Them (oil) Cats Don’t Herd
April 18, 2016
OPEC leaders failed over the weekend to agree on a cut in oil production which might have stabilized global prices. Gosh, who would have imagined that oil producer’s greed would trump their own long term interest? Don’t that beat all.
Meanwhile, as I’ve discussed elsewhere on this page, something like 400,000 people have plunked down a 1000 bucks just for the chance to own an electric vehicle that will not even roll off the line for at least a year.
Something is happening here and you don’t know what it is, do you, Mr Exxon?
Brent crude, the global benchmark, was off more than $1 to $41.61 Monday morning, and West Texas Intermediate crude, the U.S. benchmark, fell to $38.77.
Falling prices may have been propped up somewhat by a strike in Kuwait, which has lessened global production and thus, tightened the gap between supply and demand — at least temporarily.
The weekend meeting in Doha, Qatar, had been closely watched because it could have introduced an element of coordination among most OPEC countries and Russia, the world’s second largest oil producer at the moment, and thus resulted in at least some limits to how much oil makes its way onto the market. A global oversupply of oil has driven prices down steeply since 2014.
Instead, however, Saudi Arabia pushed to include Iran in any freeze agreement. But Iran, emerging from international sanctions, has been rushing to ramp up its oil production and did not attend the Doha event.
While the market has largely expected such a no-deal outcome, the prospect of a bigger glut at a time when demand growth is likely to slow still doesn’t bode well with the sentiment.
“The market has mostly priced in the fact production rate will stay the same even before the meeting. But a failure to reach an agreement is bearish for sentiment and prices are likely to fall further later during the U.S. trading hours,” said Nelson Wang, an energy analyst at CLSA who forecasts U.S. oil prices to drop as low as $30 a barrel.
Hopes for a deal were a main catalyst in a rally that lifted U.S. crude prices more than 50% from their February lows.
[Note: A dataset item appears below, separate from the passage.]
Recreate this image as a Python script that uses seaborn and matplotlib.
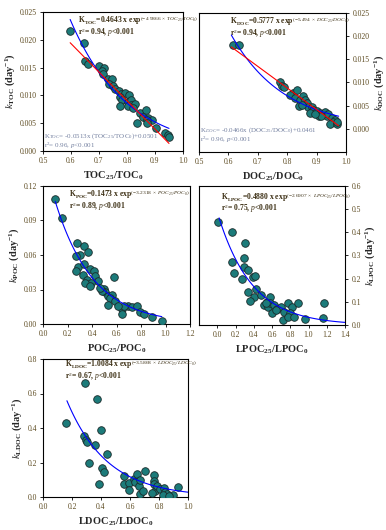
import numpy as np
import pandas as pd
import matplotlib
matplotlib.use("Agg")
import matplotlib.pyplot as plt
import seaborn as sns

# ---- data ----
toc_x = [0.597, 0.648, 0.650, 0.659, 0.701, 0.718, 0.710, 0.716, 0.731, 0.746, 0.737, 0.751,
         0.757, 0.771, 0.778, 0.792, 0.808, 0.775, 0.781, 0.805, 0.816, 0.816, 0.828, 0.775,
         0.805, 0.822, 0.846, 0.867, 0.858, 0.875, 0.891, 0.870, 0.834, 0.870, 0.905, 0.937,
         0.946, 0.950]
toc_y = [0.0215, 0.0194, 0.0161, 0.0157, 0.0152, 0.0150, 0.0143, 0.0139, 0.0130, 0.0130, 0.0120, 0.0117,
         0.0111, 0.0108, 0.0103, 0.0104, 0.0100, 0.0098, 0.0092, 0.0089, 0.0092, 0.0083, 0.0085, 0.0081,
         0.0081, 0.0077, 0.0068, 0.0074, 0.0062, 0.0059, 0.0056, 0.0055, 0.0051, 0.0050, 0.0041, 0.0033,
         0.0029, 0.0026]

doc_x = [0.614, 0.635, 0.777, 0.784, 0.789, 0.820, 0.834, 0.809, 0.826, 0.843, 0.855, 0.860,
         0.866, 0.841, 0.872, 0.883, 0.889, 0.902, 0.911, 0.923, 0.928, 0.934, 0.940, 0.909,
         0.951, 0.963, 0.957, 0.945, 0.968, 0.970, 0.914, 0.877, 0.849, 0.894]
doc_y = [0.0180, 0.0182, 0.0100, 0.0093, 0.0090, 0.0078, 0.0084, 0.0073, 0.0066, 0.0063, 0.0070, 0.0063,
         0.0056, 0.0050, 0.0047, 0.0048, 0.0041, 0.0038, 0.0034, 0.0031, 0.0036, 0.0027, 0.0031, 0.0027,
         0.0024, 0.0020, 0.0014, 0.0011, 0.0011, 0.0015, 0.0028, 0.0034, 0.0052, 0.0031]

poc_x = [0.100, 0.155, 0.277, 0.331, 0.367, 0.304, 0.266, 0.288, 0.266, 0.323, 0.380, 0.413,
         0.426, 0.448, 0.358, 0.391, 0.342, 0.380, 0.331, 0.497, 0.508, 0.530, 0.562, 0.548,
         0.527, 0.578, 0.589, 0.643, 0.643, 0.690, 0.725, 0.766, 0.793, 0.825, 0.888, 0.969,
         0.481, 0.462, 0.662, 0.616]
poc_y = [0.1084, 0.0925, 0.0703, 0.0680, 0.0630, 0.0601, 0.0593, 0.0492, 0.0463, 0.0428, 0.0477, 0.0463,
         0.0419, 0.0376, 0.0385, 0.0356, 0.0356, 0.0333, 0.0521, 0.0304, 0.0275, 0.0246, 0.0254, 0.0226,
         0.0168, 0.0405, 0.0197, 0.0130, 0.0090, 0.0159, 0.0145, 0.0159, 0.0101, 0.0087, 0.0058, 0.0029,
         0.0283, 0.0309, 0.0153, 0.0153]

lpoc_x = [0.007, 0.164, 0.305, 0.164, 0.189, 0.298, 0.291, 0.269, 0.342, 0.396, 0.418, 0.425,
          0.342, 0.400, 0.360, 0.480, 0.516, 0.545, 0.560, 0.582, 0.582, 0.625, 0.600, 0.655,
          0.698, 0.735, 0.771, 0.815, 0.800, 0.716, 0.778, 0.836, 0.880, 0.964, 1.171, 1.164,
          0.640, 0.531]
lpoc_y = [0.446, 0.403, 0.353, 0.273, 0.226, 0.288, 0.252, 0.197, 0.237, 0.209, 0.212, 0.154,
          0.144, 0.119, 0.105, 0.129, 0.086, 0.101, 0.079, 0.119, 0.096, 0.086, 0.050, 0.068,
          0.076, 0.058, 0.094, 0.079, 0.053, 0.022, 0.036, 0.036, 0.094, 0.024, 0.096, 0.029,
          0.065, 0.094]

ldoc_x = [0.161, 0.292, 0.372, 0.400, 0.285, 0.299, 0.303, 0.356, 0.315, 0.441, 0.407, 0.423,
          0.389, 0.556, 0.561, 0.591, 0.595, 0.625, 0.648, 0.637, 0.660, 0.667, 0.667, 0.687,
          0.706, 0.763, 0.763, 0.768, 0.775, 0.786, 0.805, 0.832, 0.839, 0.855, 0.828, 0.897,
          0.929, 0.867, 0.752]
ldoc_y = [0.428, 0.663, 0.567, 0.389, 0.351, 0.332, 0.320, 0.303, 0.200, 0.251, 0.168, 0.143,
          0.075, 0.123, 0.075, 0.081, 0.042, 0.104, 0.133, 0.085, 0.066, 0.100, 0.019, 0.033,
          0.152, 0.129, 0.091, 0.077, 0.033, 0.062, 0.046, 0.052, 0.027, 0.019, 0.010, 0.010,
          0.056, 0.004, 0.023]

# exponential fits K = a * exp(-b * x), and the linear fits
exp_a = {"TOC": 0.4643, "DOC": 0.5777, "POC": 0.1473, "LPOC": 0.4880, "LDOC": 1.0084}
exp_b = {"TOC": 4.9866, "DOC": 5.494, "POC": 3.2318, "LPOC": 2.6907, "LDOC": 3.5868}
fit_range = {"TOC": (0.597, 0.950), "DOC": (0.610, 0.975), "POC": (0.100, 0.970),
             "LPOC": (0.020, 1.400), "LDOC": (0.165, 1.000)}
lin_slope = {"TOC": -0.0513, "DOC": -0.0466}
lin_icept = {"TOC": 0.0501, "DOC": 0.0461}
r2_exp = {"TOC": "0.94", "DOC": "0.94", "POC": "0.89", "LPOC": "0.75", "LDOC": "0.67"}
r2_lin = {"TOC": "0.96", "DOC": "0.96"}

sns.set_style("ticks")
plt.rcParams["font.family"] = ["Liberation Serif", "DejaVu Serif"]
plt.rcParams["mathtext.fontset"] = "custom"
plt.rcParams["mathtext.rm"] = "Liberation Serif"
plt.rcParams["mathtext.it"] = "Liberation Serif:italic"
plt.rcParams["mathtext.bf"] = "Liberation Serif:bold"
if "mathtext.bfit" in plt.rcParams:
    plt.rcParams["mathtext.bfit"] = "Liberation Serif:bold:italic"

MARK = "#1c7b7a"
EQ_COL = "#3d3015"
LIN_COL = "#7480a0"
TICK_COL = "#5c4a20"

W, H = 386, 530
fig = plt.figure(figsize=(W / 100, H / 100), dpi=100)


def add_ax(l, r, t, b):
    return fig.add_axes([l / W, 1 - b / H, (r - l) / W, (b - t) / H])


def draw(ax, name, xs, ys):
    df = pd.DataFrame({"x": xs, "y": ys})
    sns.scatterplot(data=df, x="x", y="y", ax=ax, color=MARK, edgecolor="#1a2a2a",
                    linewidth=0.6, s=30, zorder=3)
    x0, x1 = fit_range[name]
    xf = np.linspace(x0, x1, 100)
    sns.lineplot(x=xf, y=exp_a[name] * np.exp(-exp_b[name] * xf), ax=ax,
                 color="#0000ff", lw=0.8, zorder=4)
    if name in lin_slope:
        xl = np.array([x0, x1])
        sns.lineplot(x=xl, y=lin_slope[name] * xl + lin_icept[name], ax=ax,
                     color="#ff0000", lw=0.8, zorder=4)
    for s in ax.spines.values():
        s.set_visible(True)
        s.set_linewidth(0.8)
        s.set_color("black")
    ax.tick_params(labelsize=5.5, labelcolor=TICK_COL, color="black", length=2.5,
                   width=0.6, direction="out", pad=2)


def exp_text(ax, name, xp, yp, var):
    ax.text(xp, yp, r"$\mathbf{K_{%s}}$=%.4f x exp$^{(-%s\ \times\ %s_{25}/%s_0)}$"
            % (name, exp_a[name], exp_b[name], var, var),
            transform=ax.transAxes, fontsize=5.5, fontweight="bold", color=EQ_COL,
            va="center", ha="left")
    ax.text(xp, yp - 0.085, r"r$^2$= %s, $p$<0.001" % r2_exp[name],
            transform=ax.transAxes, fontsize=5.5, fontweight="bold", color=EQ_COL,
            va="center", ha="left")


def lin_text(ax, name, xp, yp):
    ax.text(xp, yp, r"K$_{%s}$= %.4fx (%s$_{25}$/%s$_0$)+%.4f"
            % (name, lin_slope[name], name, name, lin_icept[name]),
            transform=ax.transAxes, fontsize=5, color=LIN_COL, va="center", ha="left")
    ax.text(xp, yp - 0.075, r"r$^2$= %s, $p$<0.001" % r2_lin[name],
            transform=ax.transAxes, fontsize=5, color=LIN_COL, va="center", ha="left")


def labels(ax, name, var, right=False):
    ax.set_xlabel(r"$\mathbf{%s_{25}/%s_{0}}$" % (var, var), fontsize=7.5, labelpad=3)
    ax.set_ylabel(r"$\mathit{k}_{\mathbf{%s}}$ $\mathbf{(day^{-1})}$" % name, fontsize=7.5,
                  labelpad=2)
    if right:
        ax.yaxis.tick_right()
        ax.yaxis.set_label_position("right")


fmt = matplotlib.ticker.FormatStrFormatter

# Panel 1: TOC
ax1 = add_ax(43, 183, 12, 151)
draw(ax1, "TOC", toc_x, toc_y)
ax1.set_xlim(0.5, 1.0)
ax1.set_ylim(0, 0.025)
ax1.set_xticks(np.arange(0.5, 1.01, 0.1))
ax1.set_yticks(np.arange(0, 0.0251, 0.005))
ax1.xaxis.set_major_formatter(fmt("%.1f"))
ax1.yaxis.set_major_formatter(fmt("%.3f"))
labels(ax1, "TOC", "TOC")
exp_text(ax1, "TOC", 0.25, 0.94, "TOC")
lin_text(ax1, "TOC", 0.01, 0.11)

# Panel 2: DOC
ax2 = add_ax(199, 346, 13, 152)
draw(ax2, "DOC", doc_x, doc_y)
ax2.set_xlim(0.5, 1.0)
ax2.set_ylim(-0.005, 0.025)
ax2.set_xticks(np.arange(0.5, 1.01, 0.1))
ax2.set_yticks(np.arange(0, 0.0251, 0.005))
ax2.xaxis.set_major_formatter(fmt("%.1f"))
ax2.yaxis.set_major_formatter(fmt("%.3f"))
labels(ax2, "DOC", "DOC", right=True)
exp_text(ax2, "DOC", 0.21, 0.94, "DOC")
lin_text(ax2, "DOC", 0.01, 0.16)

# Panel 3: POC
ax3 = add_ax(43, 190, 186, 324)
draw(ax3, "POC", poc_x, poc_y)
ax3.set_xlim(0, 1.2)
ax3.set_ylim(0, 0.12)
ax3.set_xticks(np.arange(0, 1.21, 0.2))
ax3.set_yticks(np.arange(0, 0.121, 0.03))
ax3.xaxis.set_major_formatter(fmt("%.1f"))
ax3.yaxis.set_major_formatter(fmt("%.2f"))
labels(ax3, "POC", "POC")
exp_text(ax3, "POC", 0.18, 0.935, "POC")

# Panel 4: LPOC
ax4 = add_ax(199, 345, 186, 325)
draw(ax4, "LPOC", lpoc_x, lpoc_y)
ax4.set_xlim(-0.2, 1.4)
ax4.set_ylim(0, 0.6)
ax4.set_xticks(np.arange(0, 1.41, 0.2))
ax4.set_yticks(np.arange(0, 0.61, 0.1))
ax4.xaxis.set_major_formatter(fmt("%.1f"))
ax4.yaxis.set_major_formatter(fmt("%.1f"))
labels(ax4, "LPOC", "LPOC", right=True)
exp_text(ax4, "LPOC", 0.15, 0.92, "LPOC")

# Panel 5: LDOC
ax5 = add_ax(43, 188, 359, 497)
draw(ax5, "LDOC", ldoc_x, ldoc_y)
ax5.set_xlim(0, 1.0)
ax5.set_ylim(0, 0.8)
ax5.set_xticks(np.arange(0, 1.01, 0.2))
ax5.set_yticks(np.arange(0, 0.81, 0.2))
ax5.xaxis.set_major_formatter(fmt("%.1f"))
ax5.yaxis.set_major_formatter(fmt("%.1f"))
labels(ax5, "LDOC", "LDOC")
exp_text(ax5, "LDOC", 0.15, 0.96, "LDOC")

fig.savefig("out.png", dpi=100)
Much of those gains are likely to get wiped out, as oil producers might be looking to increase production to protect their market shares, analysts say.
Morgan Stanley warns that if the kingdom was to lift production from the current level of 10.2 million barrels a day to 11 million barrels a day as threatened, while other players also show no restraint, “rebalancing could be pushed all the way into 2018.”
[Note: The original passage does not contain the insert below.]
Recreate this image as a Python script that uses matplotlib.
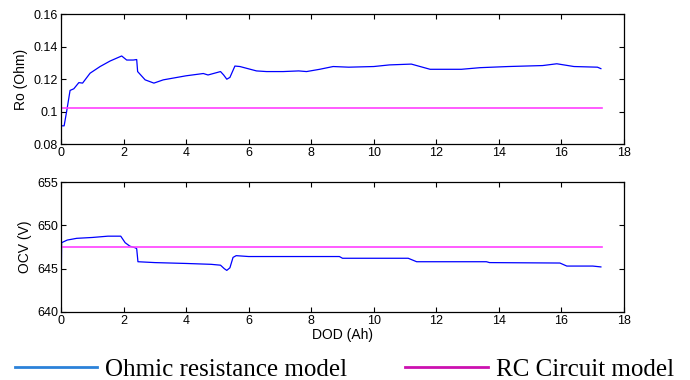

The slump in oil prices that’s brought upheaval and cost-cutting to the traditional energy industry spared renewables such as solar and wind, which raked in a record $329.3 billion of investment last year.
The 4 percent increase in clean energy technology spending from 2014 reflected tumbling prices for photovoltaics and wind turbines as well as a few big financings for offshore wind farms on the drawing board for years, according to research from Bloomberg New Energy Finance released on Thursday.
“These figures are a stunning riposte to all those who expected clean energy investment to stall on falling oil and gas prices,” said Michael Liebreich, founder of the London-based research arm of Bloomberg LP. “They highlight the improving cost-competitiveness of solar and wind power.”